TASHKENT, Uzbekistan, March 20. Uzbekistan
revealed the sectoral structure of commercial bank lending, showing
a shift toward consumer and service-oriented segments, Trend reports via the Central
Bank of Uzbekistan.
According to the data, loans to individuals remained the
dominant driver of credit growth, rising by 23% to 221,935 billion
soums ($18.30 billion) as of February 1, 2026, and expanding their
share in total lending to 36%.
Strong growth was also recorded in agriculture, where lending
increased by 22% to 60,936 billion soums ($5.02 billion), and in
construction and logistics, both of which surged by 47% to 19,389
billion soums ($1.60 billion) and 6,099 billion soums ($0.50
billion), respectively. The data points to rising investment
activity in infrastructure and supply chains.

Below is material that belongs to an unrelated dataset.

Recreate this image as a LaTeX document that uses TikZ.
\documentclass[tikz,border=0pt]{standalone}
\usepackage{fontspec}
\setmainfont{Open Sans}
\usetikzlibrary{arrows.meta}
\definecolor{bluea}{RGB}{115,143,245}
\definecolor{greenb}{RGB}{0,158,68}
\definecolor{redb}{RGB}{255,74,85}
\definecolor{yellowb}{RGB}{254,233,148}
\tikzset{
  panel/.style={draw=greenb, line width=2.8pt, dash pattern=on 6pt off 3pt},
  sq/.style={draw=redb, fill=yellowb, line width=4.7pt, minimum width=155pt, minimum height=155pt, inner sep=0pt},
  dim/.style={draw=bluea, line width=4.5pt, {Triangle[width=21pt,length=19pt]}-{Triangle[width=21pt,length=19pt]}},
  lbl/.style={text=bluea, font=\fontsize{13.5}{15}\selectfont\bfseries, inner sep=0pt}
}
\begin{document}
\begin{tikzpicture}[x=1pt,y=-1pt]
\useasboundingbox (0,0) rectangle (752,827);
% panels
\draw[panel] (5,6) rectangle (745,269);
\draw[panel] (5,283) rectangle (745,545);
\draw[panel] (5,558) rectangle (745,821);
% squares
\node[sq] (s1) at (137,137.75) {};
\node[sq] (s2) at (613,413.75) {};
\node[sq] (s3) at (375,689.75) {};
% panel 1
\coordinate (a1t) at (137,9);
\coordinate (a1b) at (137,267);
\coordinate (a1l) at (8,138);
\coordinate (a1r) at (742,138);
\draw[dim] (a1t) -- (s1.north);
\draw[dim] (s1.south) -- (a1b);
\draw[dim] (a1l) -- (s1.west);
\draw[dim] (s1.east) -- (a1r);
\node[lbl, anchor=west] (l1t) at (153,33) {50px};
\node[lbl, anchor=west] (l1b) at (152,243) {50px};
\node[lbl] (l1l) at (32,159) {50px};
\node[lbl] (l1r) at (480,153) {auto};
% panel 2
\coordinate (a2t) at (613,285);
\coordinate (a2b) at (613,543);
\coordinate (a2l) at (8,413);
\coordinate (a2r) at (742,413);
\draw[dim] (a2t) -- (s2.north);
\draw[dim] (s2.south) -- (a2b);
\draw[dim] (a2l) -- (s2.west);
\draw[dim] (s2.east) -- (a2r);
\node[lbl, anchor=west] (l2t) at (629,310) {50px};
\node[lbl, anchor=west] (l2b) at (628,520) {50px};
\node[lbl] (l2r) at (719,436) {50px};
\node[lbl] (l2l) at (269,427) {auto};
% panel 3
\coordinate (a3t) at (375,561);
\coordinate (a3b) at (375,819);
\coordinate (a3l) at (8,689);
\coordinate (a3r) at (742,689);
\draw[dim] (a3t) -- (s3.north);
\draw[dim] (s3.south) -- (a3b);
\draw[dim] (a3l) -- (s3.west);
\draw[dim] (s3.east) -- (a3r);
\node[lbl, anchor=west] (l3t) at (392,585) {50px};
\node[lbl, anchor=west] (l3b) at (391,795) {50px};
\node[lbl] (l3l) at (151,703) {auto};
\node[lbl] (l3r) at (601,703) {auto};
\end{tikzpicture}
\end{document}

In contrast, lending to industry declined by 6% to 143,739
billion soums ($11.85 billion), with its share dropping sharply
from 29% to 24%, highlighting a shift in credit allocation away
from the industrial sector. Housing and community services also
contracted, falling by 13%.
Other sectors expanded by 30%, while trade and public services
grew by 15%, and transport and communication showed marginal growth
of 3%, indicating uneven dynamics across the economy.
Meanwhile, total loans issued by commercial banks in Uzbekistan
reached 610,381 billion soums ($50.33 billion), marking a 14%
increase compared to the same period last year.